Up until now, when it came to a list of IDs, I was using CFParam, but only for responsibilities #1 and #3 - existence and default value. I was guilty of not using the CFParam tag properly. I was guilty of not making its power work for me. But no longer - I see the light, baby, and I see it shining brightly.
Here is what I am thinking: If you have a list of CFParam tags at the top of your FORM processing action, then by the time those CFParam tags have finished executing, all of your FORM data should be of the proper data type; no more TYPE validation should need to be done, only value validation.
At first, I thought that there might be this exception: a text input field that requires a numeric value. Yes, you could perform all of the type validation via CFParam, and yes you could make sure that only a numeric value is available after the CFParam tags, but really, this is not a valid use case. A text input should NOT and cannot be paramed as a numeric data type as a text input box is not for numeric inputs - it's for text input. It's just by our own business logic that we then say that that text input must be numeric. This is a value validation, not a type validation.
Enforcing that a select box has a numeric value or a that checkbox has a numeric value is a valid data type validation as these interfaces are not supposed to have user-value manipulation outside of selection and checking. Text inputs, on the other hand, can only be paramed as text because it is an interface that does not force a user to enter only a certain type of data.
Want to use code from this post? Check out the license.
Very cool! I'm going to have to dust off my RegEx in 10 Minutes book!
Luckily, I don't think you will have too many different types of expressions to use. When I think about form data type validation, here are the different data types I can think of:
* Text input (text, textarea, file)
* Numeric input (select, checkbox, radiobox)
* Text list
* Numeric list
Text inputs can be CFParamed with [type = string]. Numeric input can be CFParamed with [type = numeric]. Text lists can pretty much also be CFParamed with [type = string]. The numeric list, the one I am talking about in this post can use the regex / pattern CFParam.
There's probably others, but that's all I can think of at this moment. Shouldn't be too taxing for the regex part of your brain :)
What does cfparam do if the value is defined but doesn't match the regex? Throw an error, or use the default value?
It throws an error. Therefore, you should be wrapping them in some sort of CFTry / CFCatch tag group. Sometimes, I do it around all of them, sometimes I break out special CFParam tags into their own group. This is a bit of a pain, which is why I suggested that Adobe come up with a CFParam tag that has a "catch" attribute:
Interesting. I like the idea conceptually, but as mentioned by a few commenters on your previous post, the idea of throwing an exception for a validation failure seems a little extreme (even if the exception is caught in the same tag).

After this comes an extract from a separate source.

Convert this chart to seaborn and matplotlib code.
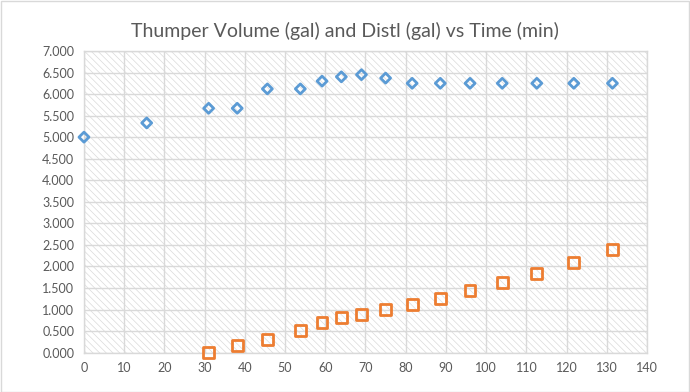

Realize this, though - the data TYPE validation should never throw an exception unless someone has messed with the form submission process. This is an exception worth case; the data type that we excepted was not the data type that was submitted with the FORM.
Part of this confusion (and I am guilty of this as well) is not know the difference between data TYPE validation and data VALUE validation. Data types are not up for discussion - you set them and the FORM submits them (if no one has messed with the data). It is only in data VALUE validation that one can say, Ok, this "text" input is really supposed to be a "numeric" value. That has nothing to do with data types, only with data values. A subtle but hugely important differentiation.
Can you think of a time when your data types should not line up with what you expect them to be? The only thing I can think of is user-tampering; and, if that is the case, who cares if Exception handling is an expensive process? If a user is going to hack our forms, why should we even care if they are having the quickest user experience possible?
Okay, now I'm confused. I'm talking about the case when the form input doesn't match the regex. According to your previous reply, that throws an exception, which has to be caught. My comment is that I'd prefer to catch that failed validation without throwing an exception.
I agree that throwing an exception when we know the form has been tampered with is reasonable. But I can think of lots of cases where input might not match the correct regex, but the form hasn't been tampered with.
Be careful; you might be talking about validating the "value" of a "text box" input. If that is the case, what are you really doing there? Are you validating the "type" of data (string)? or are you validating the "value" of the data, which is not quite the same thing.
If you are talking about doing this for text inputs, I would say do not use regex / pattern. The user has far too much opportunity to mess it up.
As far as exception catching, this is for the TYPE validation, not the value validation.
I see what you're saying now. In fact I think we're in agreement about this.
Sweeeet :) I have only recently come this mental separation between type and value validation, so it might not be spot on, but something about it just makes me feel warm and fuzzy inside.
Another thing along these lines that I have been thinking about and doing lately is:
If a url param is malformed, then logically that url is wrong, or if there is no record in the db for that id, the page does not exist...
<cfif NOT query.recordCount>
my custom 404.cfm page sets the http response code to 404 and provides a friendly interface. During regular use of the application, all links should go to pages that exist...
Just another step in the validating and data checking processes...
BTW, I always like your blog posts. good work
Along the same lines, I usually do something like this:
<cfif NOT qData.RecordCount>
...<cflocation url="#CGI.script_name#" addtoken="false" />
Basically the same as what you are doing, except you probably have better 404 handling than I do.
And thanks for the kind words :)